Closed smoes closed 6 years ago

smoes commented 6 years ago

I saw the lazy-query function but am not really sure how to use it. The example given is very special. As I understood I'd have to merge or refine a query each iteration. I have a huge database and when altering the query and add constraints to it, it'll become quite large. Not sure if I got that wrong.

What is the idiomatic way to execute an (hayt/select :foo) (select * from foo) in a lazy manner/paginated/chunked?

mpenet commented 6 years ago

If you just want to get a lazy stream over a table you can just use qbits.alia/execute with "select * from foo", it will be chunked by default and the driver does it in a streaming fashion with decent defaults. You can also pass :fetch-size to qbits.alia/execute so that you control how many rows the driver will ask at a time to the server as you consume the sequence.

If you need super fine grained control and you want to pair that with core async/manifold there's also qbits.alia.async/execute-chan-buffered which would stream row per row in a channel, with proper back-pressure you can control via core.async takes and underlying pages size fetched controlled via either the core async buffer size of :fetch-size that you can pass as an option.
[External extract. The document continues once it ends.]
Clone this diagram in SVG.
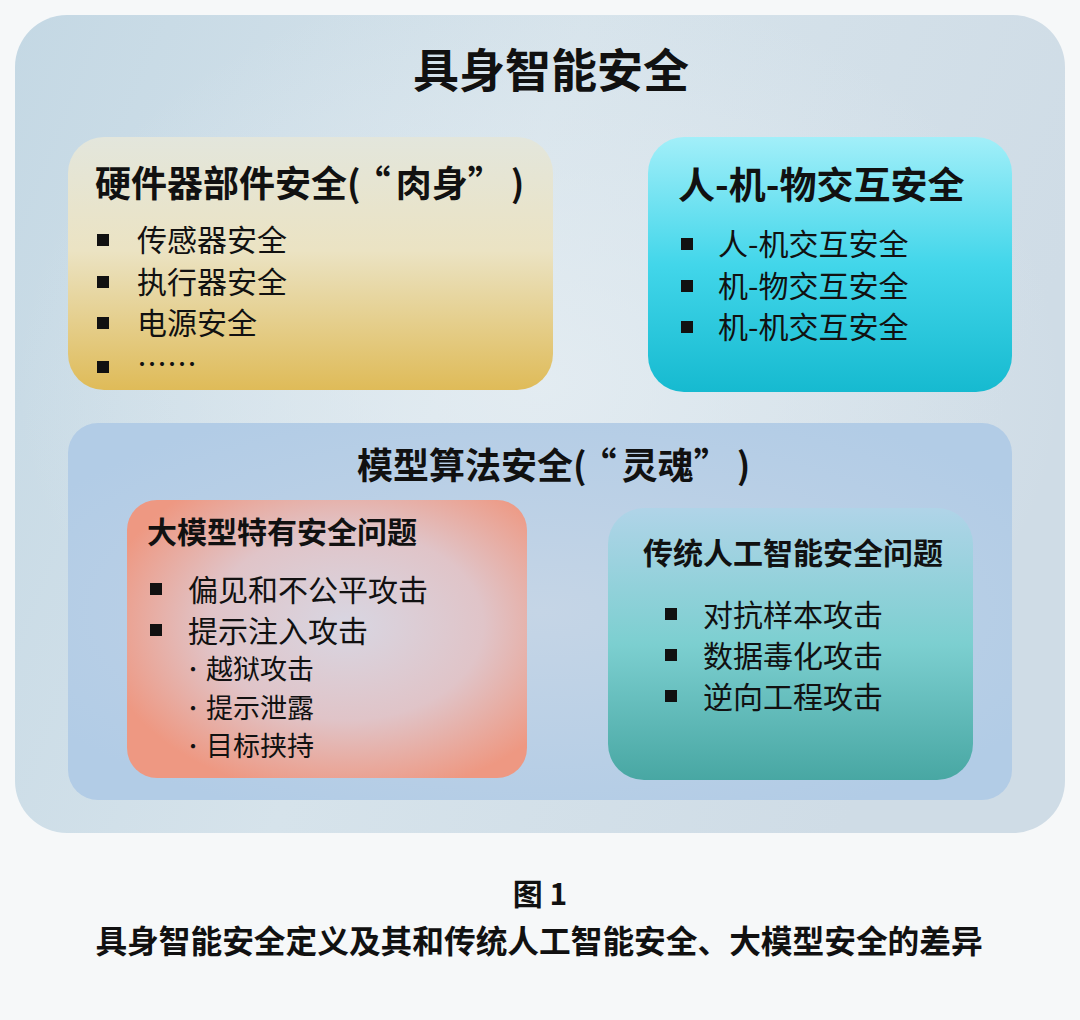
<svg xmlns="http://www.w3.org/2000/svg" width="1080" height="1020" viewBox="0 0 1080 1020">
<defs>
<linearGradient id="gOuter" x1="0" y1="0" x2="1" y2="0.3">
<stop offset="0" stop-color="#c4d8e4"/>
<stop offset="0.5" stop-color="#d6e3eb"/>
<stop offset="1" stop-color="#cfdce6"/>
</linearGradient>
<radialGradient id="gOuterHi" cx="0.5" cy="0.45" r="0.5">
<stop offset="0" stop-color="#e6eef3" stop-opacity="0.8"/>
<stop offset="1" stop-color="#e6eef3" stop-opacity="0"/>
</radialGradient>
<linearGradient id="gYellow" x1="0" y1="0" x2="0" y2="1">
<stop offset="0" stop-color="#e3e6dc"/>
<stop offset="0.45" stop-color="#ebe3c3"/>
<stop offset="1" stop-color="#dfbb58"/>
</linearGradient>
<linearGradient id="gCyan" x1="0" y1="0" x2="0" y2="1">
<stop offset="0" stop-color="#a2eff9"/>
<stop offset="0.5" stop-color="#42d6ea"/>
<stop offset="1" stop-color="#16bad0"/>
</linearGradient>
<radialGradient id="gBlue" cx="0.5" cy="0.5" r="0.6">
<stop offset="0" stop-color="#c5d5e6"/>
<stop offset="1" stop-color="#b2cce6"/>
</radialGradient>
<radialGradient id="gRed" cx="0.55" cy="0.45" r="0.62">
<stop offset="0" stop-color="#d8d6e2"/>
<stop offset="0.55" stop-color="#e0c4c8"/>
<stop offset="1" stop-color="#ee9882"/>
</radialGradient>
<linearGradient id="gTeal" x1="0" y1="0" x2="0" y2="1">
<stop offset="0" stop-color="#b0d4e8"/>
<stop offset="0.5" stop-color="#7ccfd0"/>
<stop offset="1" stop-color="#48a7a3"/>
</linearGradient>
</defs>
<style>
text{font-family:"Noto Sans CJK SC","Noto Sans",sans-serif;fill:#111;}
.h{font-weight:700;}
.it{font-size:30px;font-weight:400;}
.it2{font-size:30px;font-weight:400;}
.sub{font-size:27px;font-weight:400;}
.dot{font-size:20px;font-weight:400;}
.b{fill:#111;}
</style>
<rect x="0" y="0" width="1080" height="1020" fill="#f6f8f9"/>
<g id="outer">
<rect x="15" y="15" width="1050" height="818" rx="52" fill="url(#gOuter)"/>
<rect x="15" y="15" width="1050" height="818" rx="52" fill="url(#gOuterHi)"/>
<text class="h" x="551" y="87" font-size="46" text-anchor="middle">具身智能安全</text>
</g>
<g id="hardware">
<rect x="68" y="137" width="485" height="253" rx="36" fill="url(#gYellow)"/>
<text class="h" x="95" y="197" font-size="36">硬件器部件安全(<tspan dx="12">“</tspan><tspan dx="5">肉身</tspan><tspan dx="0">”</tspan><tspan dx="25">)</tspan></text>
<rect class="b" x="97" y="234" width="12" height="12"/>
<text class="it" x="137" y="251">传感器安全</text>
<rect class="b" x="97" y="276" width="12" height="12"/>
<text class="it" x="137" y="293">执行器安全</text>
<rect class="b" x="97" y="317" width="12" height="12"/>
<text class="it" x="137" y="334">电源安全</text>
<rect class="b" x="97" y="361" width="12" height="12"/>
<text class="it" x="137" y="375">……</text>
</g>
<g id="interaction">
<rect x="648" y="137" width="364" height="255" rx="36" fill="url(#gCyan)"/>
<text class="h" x="678" y="199" font-size="37">人-机-物交互安全</text>
<rect class="b" x="681" y="238" width="12" height="12"/>
<text class="it" x="718" y="255">人-机交互安全</text>
<rect class="b" x="681" y="280" width="12" height="12"/>
<text class="it" x="718" y="297">机-物交互安全</text>
<rect class="b" x="681" y="321" width="12" height="12"/>
<text class="it" x="718" y="338">机-机交互安全</text>
</g>
<g id="model">
<rect x="68" y="423" width="944" height="377" rx="30" fill="url(#gBlue)"/>
<text class="h" x="357" y="479" font-size="36">模型算法安全(<tspan dx="12">“</tspan><tspan dx="5">灵魂</tspan><tspan dx="0">”</tspan><tspan dx="25">)</tspan></text>
</g>
<g id="llm">
<rect x="127" y="500" width="400" height="278" rx="30" fill="url(#gRed)"/>
<text class="h" x="147" y="543" font-size="30">大模型特有安全问题</text>
<rect class="b" x="150" y="583" width="12" height="12"/>
<text class="it2" x="188" y="601">偏见和不公平攻击</text>
<rect class="b" x="150" y="624" width="12" height="12"/>
<text class="it2" x="188" y="642">提示注入攻击</text>
<text class="dot" x="183" y="677">·</text>
<text class="sub" x="206" y="679">越狱攻击</text>
<text class="dot" x="183" y="716">·</text>
<text class="sub" x="206" y="718">提示泄露</text>
<text class="dot" x="183" y="754">·</text>
<text class="sub" x="206" y="756">目标挟持</text>
</g>
<g id="traditional">
<rect x="608" y="508" width="365" height="272" rx="36" fill="url(#gTeal)"/>
<text class="h" x="643" y="564" font-size="30">传统人工智能安全问题</text>
<rect class="b" x="665" y="608" width="12" height="12"/>
<text class="it2" x="703" y="626">对抗样本攻击</text>
<rect class="b" x="665" y="649" width="12" height="12"/>
<text class="it2" x="703" y="667">数据毒化攻击</text>
<rect class="b" x="665" y="690" width="12" height="12"/>
<text class="it2" x="703" y="708">逆向工程攻击</text>
</g>
<g id="connectors"/>
<g id="caption">
<text class="h" x="540" y="905" font-size="30" text-anchor="middle">图 1</text>
<text class="h" x="539" y="953" font-size="31.7" text-anchor="middle">具身智能安全定义及其和传统人工智能安全、大模型安全的差异</text>
</g>
</svg>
Same for manifold more or less via qbits.alia.manifold/execute-buffered.

mpenet commented 6 years ago

lazy-query is more if you want to run a query and infer something with the result of that query to run another one and so on, in a lazy way. It used to be quite useful in the past but to be honest the use case is quite narrow. I actually pondered about removing it recently, it's still here for backward compatibility.

mpenet commented 6 years ago

Lastly if you want the opposite, make it eager, potentially running an xform on the rows as they are consumed you can use :result-set-fn option on execute:

To quote the doc:

:result-set-fn : Defaults to clojure.core/seq By default a result-set is a chunked lazy seq, you can control this using this option. If you pass a function that supports IReduceInit you can have full control over how the resultset is formed (chunked, unchunked, eager or not, etc). A common use is to pass #(into [] %) as result-set-fn, you then get an eager value, with minimal copies, no intermediary seq and potentially better performance. This can be very powerful when used right (for instance with transducers #(into [] xform %)).

smoes commented 6 years ago

Oh wow, that's a quick answer. Thank you very much! Didn't notice that it is already chunked. That said, I'm already done with my task and can go straight to testing :) What is the default :fetch-size? I assume it doesn't matter if I use a plain query or hayt?

Ahh and now that you describe it, lazy-query actually makes sense. Seemed not so intuitive for what I tried to accomplish ;)

Good work, keep it up! :+1:

mpenet commented 6 years ago

The default fetch-size is 5k if I recall correctly.